* Begin Source data *

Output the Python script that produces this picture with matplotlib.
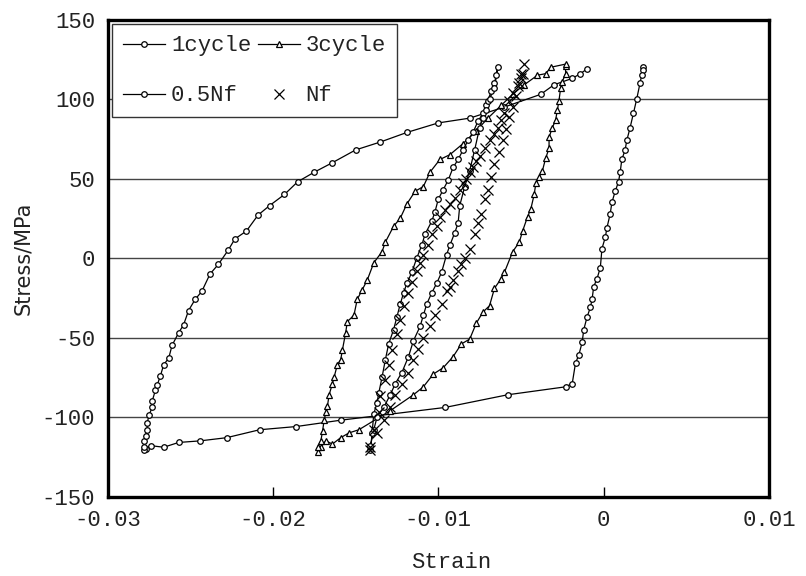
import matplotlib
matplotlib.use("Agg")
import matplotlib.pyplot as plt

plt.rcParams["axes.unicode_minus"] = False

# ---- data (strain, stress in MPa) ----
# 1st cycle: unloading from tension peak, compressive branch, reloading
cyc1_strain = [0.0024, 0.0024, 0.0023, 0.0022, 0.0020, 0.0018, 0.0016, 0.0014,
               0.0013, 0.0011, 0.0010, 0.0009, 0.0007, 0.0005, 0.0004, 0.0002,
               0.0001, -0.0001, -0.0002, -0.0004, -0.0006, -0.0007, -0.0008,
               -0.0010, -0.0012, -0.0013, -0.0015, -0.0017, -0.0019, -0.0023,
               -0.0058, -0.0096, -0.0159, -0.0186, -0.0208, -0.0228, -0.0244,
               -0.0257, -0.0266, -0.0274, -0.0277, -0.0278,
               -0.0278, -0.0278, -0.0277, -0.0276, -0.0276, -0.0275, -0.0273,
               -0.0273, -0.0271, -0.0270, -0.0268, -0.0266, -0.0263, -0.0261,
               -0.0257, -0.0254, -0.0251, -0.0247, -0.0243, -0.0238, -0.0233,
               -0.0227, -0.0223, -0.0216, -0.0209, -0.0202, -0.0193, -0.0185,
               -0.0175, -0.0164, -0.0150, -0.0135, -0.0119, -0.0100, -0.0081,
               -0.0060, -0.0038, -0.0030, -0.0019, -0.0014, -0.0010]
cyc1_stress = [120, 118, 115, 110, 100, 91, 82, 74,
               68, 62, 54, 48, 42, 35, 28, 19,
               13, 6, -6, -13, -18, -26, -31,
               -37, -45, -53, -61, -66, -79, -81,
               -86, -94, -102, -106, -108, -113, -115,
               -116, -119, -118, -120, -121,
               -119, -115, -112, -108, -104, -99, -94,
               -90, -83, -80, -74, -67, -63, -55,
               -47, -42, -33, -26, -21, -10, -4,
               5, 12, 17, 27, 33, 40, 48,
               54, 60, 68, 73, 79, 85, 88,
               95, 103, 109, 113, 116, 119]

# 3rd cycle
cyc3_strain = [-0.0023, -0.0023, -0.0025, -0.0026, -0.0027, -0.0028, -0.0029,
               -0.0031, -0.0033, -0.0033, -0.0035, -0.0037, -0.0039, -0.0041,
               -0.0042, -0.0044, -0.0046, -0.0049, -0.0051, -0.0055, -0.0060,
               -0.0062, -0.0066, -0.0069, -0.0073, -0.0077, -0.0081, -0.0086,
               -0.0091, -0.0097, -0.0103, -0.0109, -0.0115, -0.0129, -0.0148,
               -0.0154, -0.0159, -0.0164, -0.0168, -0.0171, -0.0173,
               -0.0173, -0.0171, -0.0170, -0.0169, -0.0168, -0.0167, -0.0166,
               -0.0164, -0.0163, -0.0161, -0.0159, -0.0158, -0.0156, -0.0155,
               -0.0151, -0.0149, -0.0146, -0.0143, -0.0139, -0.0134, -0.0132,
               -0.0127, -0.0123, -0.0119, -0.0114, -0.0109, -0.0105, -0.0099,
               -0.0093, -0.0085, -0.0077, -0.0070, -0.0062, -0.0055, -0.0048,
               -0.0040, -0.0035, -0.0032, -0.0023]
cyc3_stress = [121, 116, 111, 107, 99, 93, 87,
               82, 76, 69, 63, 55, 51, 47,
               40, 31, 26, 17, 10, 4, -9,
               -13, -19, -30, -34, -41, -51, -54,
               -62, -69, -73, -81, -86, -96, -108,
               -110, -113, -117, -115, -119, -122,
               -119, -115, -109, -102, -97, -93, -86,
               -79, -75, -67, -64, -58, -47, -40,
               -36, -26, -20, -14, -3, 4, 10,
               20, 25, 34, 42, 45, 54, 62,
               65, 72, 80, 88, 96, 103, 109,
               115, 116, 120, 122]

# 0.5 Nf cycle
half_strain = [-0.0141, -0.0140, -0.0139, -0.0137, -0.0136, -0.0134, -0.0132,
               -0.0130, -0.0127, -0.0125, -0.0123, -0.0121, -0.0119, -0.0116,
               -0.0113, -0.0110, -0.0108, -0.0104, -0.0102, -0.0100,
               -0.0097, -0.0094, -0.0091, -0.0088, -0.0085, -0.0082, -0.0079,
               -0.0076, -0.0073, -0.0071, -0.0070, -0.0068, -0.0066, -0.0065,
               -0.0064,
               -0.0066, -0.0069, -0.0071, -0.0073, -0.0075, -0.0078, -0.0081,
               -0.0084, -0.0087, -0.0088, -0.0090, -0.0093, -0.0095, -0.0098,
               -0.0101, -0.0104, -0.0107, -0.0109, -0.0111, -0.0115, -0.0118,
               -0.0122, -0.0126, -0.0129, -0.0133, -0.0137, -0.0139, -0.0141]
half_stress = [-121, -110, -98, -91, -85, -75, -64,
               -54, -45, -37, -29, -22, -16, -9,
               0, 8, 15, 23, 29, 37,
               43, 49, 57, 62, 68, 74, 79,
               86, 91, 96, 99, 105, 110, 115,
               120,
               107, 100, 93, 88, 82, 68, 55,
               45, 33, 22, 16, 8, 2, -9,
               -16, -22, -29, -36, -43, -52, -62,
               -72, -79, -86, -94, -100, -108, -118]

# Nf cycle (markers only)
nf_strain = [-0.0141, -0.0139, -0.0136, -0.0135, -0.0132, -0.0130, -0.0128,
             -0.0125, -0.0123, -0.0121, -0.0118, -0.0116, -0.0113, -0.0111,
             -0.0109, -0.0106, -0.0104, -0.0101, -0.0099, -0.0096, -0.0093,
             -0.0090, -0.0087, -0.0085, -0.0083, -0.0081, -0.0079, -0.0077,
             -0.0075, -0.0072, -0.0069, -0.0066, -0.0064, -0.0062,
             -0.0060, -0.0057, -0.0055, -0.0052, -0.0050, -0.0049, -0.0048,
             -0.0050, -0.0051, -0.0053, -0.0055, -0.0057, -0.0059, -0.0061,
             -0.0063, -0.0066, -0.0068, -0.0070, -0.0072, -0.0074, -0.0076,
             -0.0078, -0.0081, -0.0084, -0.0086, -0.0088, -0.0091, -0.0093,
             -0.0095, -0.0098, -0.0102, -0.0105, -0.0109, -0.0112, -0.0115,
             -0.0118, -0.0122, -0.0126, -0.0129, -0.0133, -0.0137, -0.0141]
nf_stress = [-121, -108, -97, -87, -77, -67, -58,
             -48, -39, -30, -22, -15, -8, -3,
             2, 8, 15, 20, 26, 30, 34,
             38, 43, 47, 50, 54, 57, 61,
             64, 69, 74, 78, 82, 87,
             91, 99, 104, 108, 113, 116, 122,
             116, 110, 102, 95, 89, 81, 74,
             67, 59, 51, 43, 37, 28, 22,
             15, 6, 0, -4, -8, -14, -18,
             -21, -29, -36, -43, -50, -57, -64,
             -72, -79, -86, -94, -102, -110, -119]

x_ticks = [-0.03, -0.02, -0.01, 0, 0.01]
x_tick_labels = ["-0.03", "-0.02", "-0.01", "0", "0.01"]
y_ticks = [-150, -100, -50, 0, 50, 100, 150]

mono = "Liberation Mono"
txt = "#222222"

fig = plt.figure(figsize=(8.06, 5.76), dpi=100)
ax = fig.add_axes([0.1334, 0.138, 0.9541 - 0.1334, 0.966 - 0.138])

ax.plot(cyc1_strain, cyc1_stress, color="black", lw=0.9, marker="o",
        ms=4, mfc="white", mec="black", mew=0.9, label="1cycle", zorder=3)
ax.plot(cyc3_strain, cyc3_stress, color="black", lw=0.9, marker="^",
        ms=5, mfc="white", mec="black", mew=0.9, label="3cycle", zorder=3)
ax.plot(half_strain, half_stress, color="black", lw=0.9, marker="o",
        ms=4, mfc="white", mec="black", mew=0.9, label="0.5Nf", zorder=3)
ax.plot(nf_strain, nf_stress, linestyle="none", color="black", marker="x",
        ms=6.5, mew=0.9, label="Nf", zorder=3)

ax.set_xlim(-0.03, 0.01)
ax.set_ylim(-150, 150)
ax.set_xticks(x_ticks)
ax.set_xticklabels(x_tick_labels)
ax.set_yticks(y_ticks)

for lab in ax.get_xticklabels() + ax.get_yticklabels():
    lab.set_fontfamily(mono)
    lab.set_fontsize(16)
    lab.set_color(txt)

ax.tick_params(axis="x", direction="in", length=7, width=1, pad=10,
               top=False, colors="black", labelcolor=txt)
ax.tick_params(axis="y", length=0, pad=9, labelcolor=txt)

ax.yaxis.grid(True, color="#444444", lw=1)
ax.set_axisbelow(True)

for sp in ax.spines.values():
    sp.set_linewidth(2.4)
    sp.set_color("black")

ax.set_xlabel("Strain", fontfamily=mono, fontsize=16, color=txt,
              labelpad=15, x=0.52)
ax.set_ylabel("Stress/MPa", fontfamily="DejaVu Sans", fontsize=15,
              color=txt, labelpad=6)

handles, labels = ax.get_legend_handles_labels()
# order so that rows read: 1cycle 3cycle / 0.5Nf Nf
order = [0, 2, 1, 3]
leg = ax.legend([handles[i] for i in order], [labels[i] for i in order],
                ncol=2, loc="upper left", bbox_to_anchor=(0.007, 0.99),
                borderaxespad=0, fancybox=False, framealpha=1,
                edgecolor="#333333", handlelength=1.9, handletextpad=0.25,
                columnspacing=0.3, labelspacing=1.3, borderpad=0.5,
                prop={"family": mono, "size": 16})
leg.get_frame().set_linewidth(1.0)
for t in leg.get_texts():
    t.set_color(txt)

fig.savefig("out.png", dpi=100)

* End Source data *

▶ Instructions to follow: For the listing above, identify each line bearing "that".

▶ Expected answer:
Output the Python script that produces this picture with matplotlib.
# order so that rows read: 1cycle 3cycle / 0.5Nf Nf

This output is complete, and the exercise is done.